▶ **The problem**
Transcribe the listing verbatim. Do not carry over any pictures.

▶ **Information shown**
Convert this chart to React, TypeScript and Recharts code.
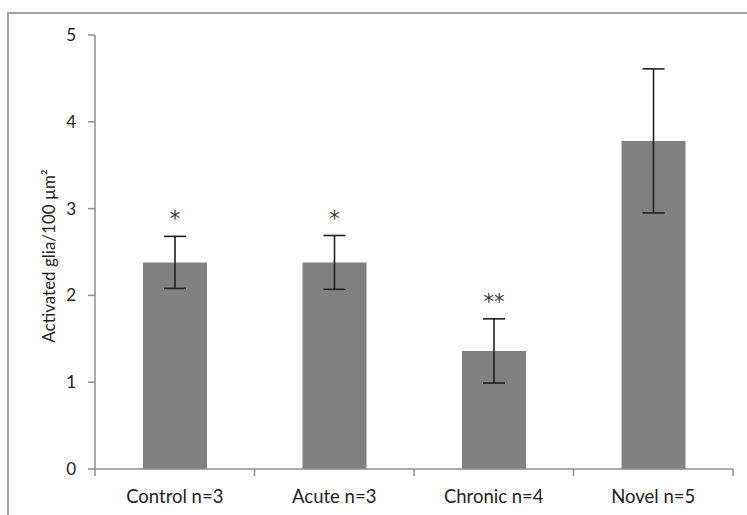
import React from "react";
import { ComposedChart, Bar, XAxis, YAxis, ErrorBar, LabelList, Label } from "recharts";

const categories = ["Control n=3", "Acute n=3", "Chronic n=4", "Novel n=5"];
const means = [2.38, 2.38, 1.36, 3.78];
const errors = [0.3, 0.31, 0.37, 0.83];
const marks = ["*", "*", "**", ""];
const yTicks = [0, 1, 2, 3, 4, 5];

const data = categories.map((name, i) => ({ name, value: means[i], err: errors[i], mark: marks[i] }));

const FONT = "Lato, 'Open Sans', sans-serif";
const AXIS = "#8e8e8e";

const StarLabel = (props: any) => {
  const { x, y, width, height, index } = props;
  const d = data[index];
  if (!d || !d.mark) return null;
  const perUnit = height / d.value;
  const top = y - d.err * perUnit;
  return (
    <text x={x + width / 2} y={top - 10} textAnchor="middle" fontFamily="'DejaVu Sans', sans-serif" fontSize={21} fill="#3a3a3a">
      {d.mark}
    </text>
  );
};

const CatTick = (props: any) => {
  const { x, y, payload, index, visibleTicksCount } = props;
  const half = payload && payload.offset ? payload.offset : 0;
  const isLast = index === (visibleTicksCount ?? categories.length) - 1;
  return (
    <g>
      <line x1={x - half} x2={x - half} y1={y} y2={y + 7} stroke={AXIS} strokeWidth={1.5} />
      {isLast && <line x1={x + half} x2={x + half} y1={y} y2={y + 7} stroke={AXIS} strokeWidth={1.5} />}
      <text x={x} y={y + 34} textAnchor="middle" fontFamily={FONT} fontSize={18.5} fill="#222">
        {payload.value}
      </text>
    </g>
  );
};

export default function App() {
  return (
    <div style={{ position: "absolute", left: 0, top: 0, width: 747, height: 515, background: "#fff" }}>
      <div
        style={{
          position: "absolute",
          left: 7,
          top: 12,
          width: 740,
          height: 503,
          borderTop: "2px solid #a3a3a3",
          borderLeft: "2px solid #a3a3a3",
          boxSizing: "border-box",
        }}
      />
      <div style={{ position: "absolute", left: 0, top: 0 }}>
        <ComposedChart width={747} height={515} data={data} margin={{ top: 35, right: 14, bottom: 16, left: 35 }}>
          <XAxis
            dataKey="name"
            type="category"
            height={30}
            axisLine={{ stroke: AXIS, strokeWidth: 1.5 }}
            tickLine={false}
            tickSize={0}
            tickMargin={0}
            interval={0}
            tick={<CatTick />}
          />
          <YAxis
            domain={[0, 5]}
            ticks={yTicks}
            width={60}
            axisLine={{ stroke: AXIS, strokeWidth: 1.5 }}
            tickLine={{ stroke: AXIS, strokeWidth: 1.5 }}
            tickSize={7}
            tickMargin={12}
            tick={{ fontFamily: FONT, fontSize: 17, fill: "#222" }}
          >
            <Label
              content={(p: any) => {
                const vb = p.viewBox;
                const cx = vb.x + 13;
                const cy = vb.y + vb.height / 2 + 4;
                return (
                  <text
                    x={cx}
                    y={cy}
                    transform={`rotate(-90 ${cx} ${cy})`}
                    textAnchor="middle"
                    dominantBaseline="central"
                    fontFamily={FONT}
                    fontSize={17}
                    fill="#222"
                  >
                    Activated glia/100 µm²
                  </text>
                );
              }}
            />
          </YAxis>
          <Bar dataKey="value" fill="#808281" barSize={64} isAnimationActive={false}>
            <ErrorBar dataKey="err" width={11} stroke="#222" strokeWidth={1.6} />
            <LabelList dataKey="mark" content={<StarLabel />} />
          </Bar>
        </ComposedChart>
      </div>
    </div>
  );
}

▶ **Exercise output**
Convert this chart to React, TypeScript and Recharts code.
import React from "react";
import { ComposedChart, Bar, XAxis, YAxis, ErrorBar, LabelList, Label } from "recharts";

const categories = ["Control n=3", "Acute n=3", "Chronic n=4", "Novel n=5"];
const means = [2.38, 2.38, 1.36, 3.78];
const errors = [0.3, 0.31, 0.37, 0.83];
const marks = ["*", "*", "**", ""];
const yTicks = [0, 1, 2, 3, 4, 5];

const data = categories.map((name, i) => ({ name, value: means[i], err: errors[i], mark: marks[i] }));

const FONT = "Lato, 'Open Sans', sans-serif";
const AXIS = "#8e8e8e";

const StarLabel = (props: any) => {
  const { x, y, width, height, index } = props;
  const d = data[index];
  if (!d || !d.mark) return null;
  const perUnit = height / d.value;
  const top = y - d.err * perUnit;
  return (
    <text x={x + width / 2} y={top - 10} textAnchor="middle" fontFamily="'DejaVu Sans', sans-serif" fontSize={21} fill="#3a3a3a">
      {d.mark}
    </text>
  );
};

const CatTick = (props: any) => {
  const { x, y, payload, index, visibleTicksCount } = props;
  const half = payload && payload.offset ? payload.offset : 0;
  const isLast = index === (visibleTicksCount ?? categories.length) - 1;
  return (
    <g>
      <line x1={x - half} x2={x - half} y1={y} y2={y + 7} stroke={AXIS} strokeWidth={1.5} />
      {isLast && <line x1={x + half} x2={x + half} y1={y} y2={y + 7} stroke={AXIS} strokeWidth={1.5} />}
      <text x={x} y={y + 34} textAnchor="middle" fontFamily={FONT} fontSize={18.5} fill="#222">
        {payload.value}
      </text>
    </g>
  );
};

export default function App() {
  return (
    <div style={{ position: "absolute", left: 0, top: 0, width: 747, height: 515, background: "#fff" }}>
      <div
        style={{
          position: "absolute",
          left: 7,
          top: 12,
          width: 740,
          height: 503,
          borderTop: "2px solid #a3a3a3",
          borderLeft: "2px solid #a3a3a3",
          boxSizing: "border-box",
        }}
      />
      <div style={{ position: "absolute", left: 0, top: 0 }}>
        <ComposedChart width={747} height={515} data={data} margin={{ top: 35, right: 14, bottom: 16, left: 35 }}>
          <XAxis
            dataKey="name"
            type="category"
            height={30}
            axisLine={{ stroke: AXIS, strokeWidth: 1.5 }}
            tickLine={false}
            tickSize={0}
            tickMargin={0}
            interval={0}
            tick={<CatTick />}
          />
          <YAxis
            domain={[0, 5]}
            ticks={yTicks}
            width={60}
            axisLine={{ stroke: AXIS, strokeWidth: 1.5 }}
            tickLine={{ stroke: AXIS, strokeWidth: 1.5 }}
            tickSize={7}
            tickMargin={12}
            tick={{ fontFamily: FONT, fontSize: 17, fill: "#222" }}
          >
            <Label
              content={(p: any) => {
                const vb = p.viewBox;
                const cx = vb.x + 13;
                const cy = vb.y + vb.height / 2 + 4;
                return (
                  <text
                    x={cx}
                    y={cy}
                    transform={`rotate(-90 ${cx} ${cy})`}
                    textAnchor="middle"
                    dominantBaseline="central"
                    fontFamily={FONT}
                    fontSize={17}
                    fill="#222"
                  >
                    Activated glia/100 µm²
                  </text>
                );
              }}
            />
          </YAxis>
          <Bar dataKey="value" fill="#808281" barSize={64} isAnimationActive={false}>
            <ErrorBar dataKey="err" width={11} stroke="#222" strokeWidth={1.6} />
            <LabelList dataKey="mark" content={<StarLabel />} />
          </Bar>
        </ComposedChart>
      </div>
    </div>
  );
}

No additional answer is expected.